WORK REQUIRED: Everything in the data should be repeated exactly, save for the images.

RECORDED DATA:
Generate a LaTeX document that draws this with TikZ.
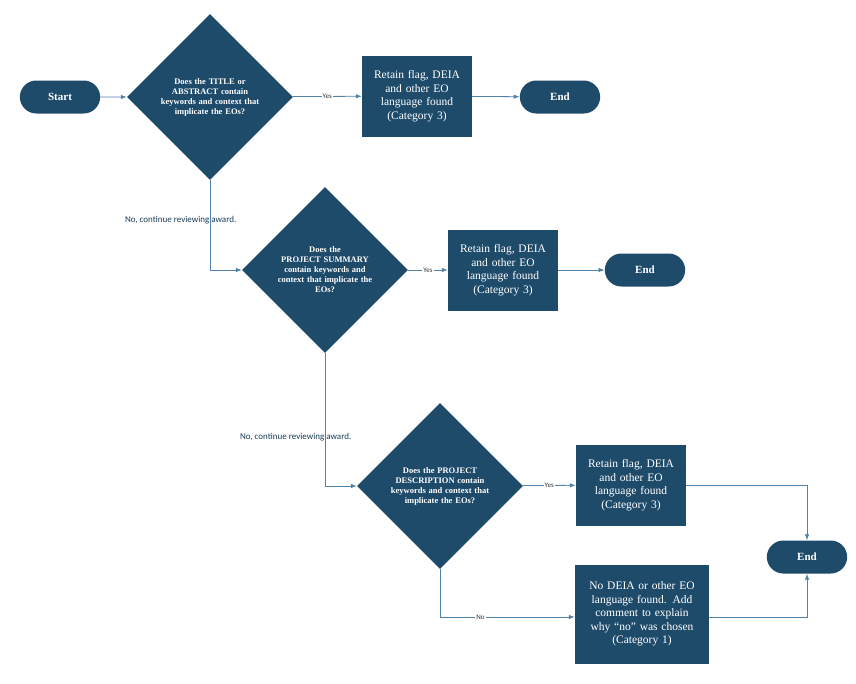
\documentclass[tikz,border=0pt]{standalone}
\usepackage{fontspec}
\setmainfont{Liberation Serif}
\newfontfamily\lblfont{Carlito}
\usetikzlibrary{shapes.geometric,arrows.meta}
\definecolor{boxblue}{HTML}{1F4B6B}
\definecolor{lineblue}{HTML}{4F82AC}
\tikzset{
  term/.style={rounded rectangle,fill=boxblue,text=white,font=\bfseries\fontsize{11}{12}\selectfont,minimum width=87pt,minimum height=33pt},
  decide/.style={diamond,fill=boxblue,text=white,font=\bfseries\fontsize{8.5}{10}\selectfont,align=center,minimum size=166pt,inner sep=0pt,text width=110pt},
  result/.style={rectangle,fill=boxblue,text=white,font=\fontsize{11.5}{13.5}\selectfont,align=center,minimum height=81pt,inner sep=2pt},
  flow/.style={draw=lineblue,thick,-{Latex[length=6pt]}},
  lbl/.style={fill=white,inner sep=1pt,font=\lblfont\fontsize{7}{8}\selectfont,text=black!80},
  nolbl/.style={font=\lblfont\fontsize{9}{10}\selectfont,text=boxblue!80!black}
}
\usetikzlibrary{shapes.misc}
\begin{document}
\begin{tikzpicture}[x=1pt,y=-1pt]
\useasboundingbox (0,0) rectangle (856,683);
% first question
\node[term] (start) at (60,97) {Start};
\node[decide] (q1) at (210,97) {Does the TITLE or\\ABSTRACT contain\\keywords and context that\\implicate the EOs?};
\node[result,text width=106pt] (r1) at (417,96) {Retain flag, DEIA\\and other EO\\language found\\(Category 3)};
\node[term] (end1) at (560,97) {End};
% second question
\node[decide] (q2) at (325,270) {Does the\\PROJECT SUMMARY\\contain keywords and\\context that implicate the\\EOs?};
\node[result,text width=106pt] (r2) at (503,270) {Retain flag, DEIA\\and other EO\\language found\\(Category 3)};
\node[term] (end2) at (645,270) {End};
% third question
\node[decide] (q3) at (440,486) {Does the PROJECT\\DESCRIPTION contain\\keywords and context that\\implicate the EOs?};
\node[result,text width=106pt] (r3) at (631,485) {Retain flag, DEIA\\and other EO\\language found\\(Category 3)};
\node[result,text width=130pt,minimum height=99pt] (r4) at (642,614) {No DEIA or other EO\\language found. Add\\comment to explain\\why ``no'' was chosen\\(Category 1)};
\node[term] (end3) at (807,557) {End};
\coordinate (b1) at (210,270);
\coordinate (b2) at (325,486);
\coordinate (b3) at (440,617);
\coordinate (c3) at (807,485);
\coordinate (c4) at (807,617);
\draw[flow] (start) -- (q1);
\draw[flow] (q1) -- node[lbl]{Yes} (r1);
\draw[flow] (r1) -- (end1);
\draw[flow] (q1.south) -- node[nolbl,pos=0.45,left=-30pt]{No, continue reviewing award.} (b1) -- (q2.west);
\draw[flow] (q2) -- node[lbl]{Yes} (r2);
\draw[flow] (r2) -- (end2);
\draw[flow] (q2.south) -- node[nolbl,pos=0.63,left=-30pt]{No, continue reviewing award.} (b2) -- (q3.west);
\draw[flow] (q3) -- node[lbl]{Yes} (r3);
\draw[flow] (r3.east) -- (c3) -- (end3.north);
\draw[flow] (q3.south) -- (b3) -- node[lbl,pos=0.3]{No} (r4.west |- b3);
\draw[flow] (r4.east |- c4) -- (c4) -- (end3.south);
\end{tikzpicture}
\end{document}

SOLUTION:
Generate a LaTeX document that draws this with TikZ.
\documentclass[tikz,border=0pt]{standalone}
\usepackage{fontspec}
\setmainfont{Liberation Serif}
\newfontfamily\lblfont{Carlito}
\usetikzlibrary{shapes.geometric,arrows.meta}
\definecolor{boxblue}{HTML}{1F4B6B}
\definecolor{lineblue}{HTML}{4F82AC}
\tikzset{
  term/.style={rounded rectangle,fill=boxblue,text=white,font=\bfseries\fontsize{11}{12}\selectfont,minimum width=87pt,minimum height=33pt},
  decide/.style={diamond,fill=boxblue,text=white,font=\bfseries\fontsize{8.5}{10}\selectfont,align=center,minimum size=166pt,inner sep=0pt,text width=110pt},
  result/.style={rectangle,fill=boxblue,text=white,font=\fontsize{11.5}{13.5}\selectfont,align=center,minimum height=81pt,inner sep=2pt},
  flow/.style={draw=lineblue,thick,-{Latex[length=6pt]}},
  lbl/.style={fill=white,inner sep=1pt,font=\lblfont\fontsize{7}{8}\selectfont,text=black!80},
  nolbl/.style={font=\lblfont\fontsize{9}{10}\selectfont,text=boxblue!80!black}
}
\usetikzlibrary{shapes.misc}
\begin{document}
\begin{tikzpicture}[x=1pt,y=-1pt]
\useasboundingbox (0,0) rectangle (856,683);
% first question
\node[term] (start) at (60,97) {Start};
\node[decide] (q1) at (210,97) {Does the TITLE or\\ABSTRACT contain\\keywords and context that\\implicate the EOs?};
\node[result,text width=106pt] (r1) at (417,96) {Retain flag, DEIA\\and other EO\\language found\\(Category 3)};
\node[term] (end1) at (560,97) {End};
% second question
\node[decide] (q2) at (325,270) {Does the\\PROJECT SUMMARY\\contain keywords and\\context that implicate the\\EOs?};
\node[result,text width=106pt] (r2) at (503,270) {Retain flag, DEIA\\and other EO\\language found\\(Category 3)};
\node[term] (end2) at (645,270) {End};
% third question
\node[decide] (q3) at (440,486) {Does the PROJECT\\DESCRIPTION contain\\keywords and context that\\implicate the EOs?};
\node[result,text width=106pt] (r3) at (631,485) {Retain flag, DEIA\\and other EO\\language found\\(Category 3)};
\node[result,text width=130pt,minimum height=99pt] (r4) at (642,614) {No DEIA or other EO\\language found. Add\\comment to explain\\why ``no'' was chosen\\(Category 1)};
\node[term] (end3) at (807,557) {End};
\coordinate (b1) at (210,270);
\coordinate (b2) at (325,486);
\coordinate (b3) at (440,617);
\coordinate (c3) at (807,485);
\coordinate (c4) at (807,617);
\draw[flow] (start) -- (q1);
\draw[flow] (q1) -- node[lbl]{Yes} (r1);
\draw[flow] (r1) -- (end1);
\draw[flow] (q1.south) -- node[nolbl,pos=0.45,left=-30pt]{No, continue reviewing award.} (b1) -- (q2.west);
\draw[flow] (q2) -- node[lbl]{Yes} (r2);
\draw[flow] (r2) -- (end2);
\draw[flow] (q2.south) -- node[nolbl,pos=0.63,left=-30pt]{No, continue reviewing award.} (b2) -- (q3.west);
\draw[flow] (q3) -- node[lbl]{Yes} (r3);
\draw[flow] (r3.east) -- (c3) -- (end3.north);
\draw[flow] (q3.south) -- (b3) -- node[lbl,pos=0.3]{No} (r4.west |- b3);
\draw[flow] (r4.east |- c4) -- (c4) -- (end3.south);
\end{tikzpicture}
\end{document}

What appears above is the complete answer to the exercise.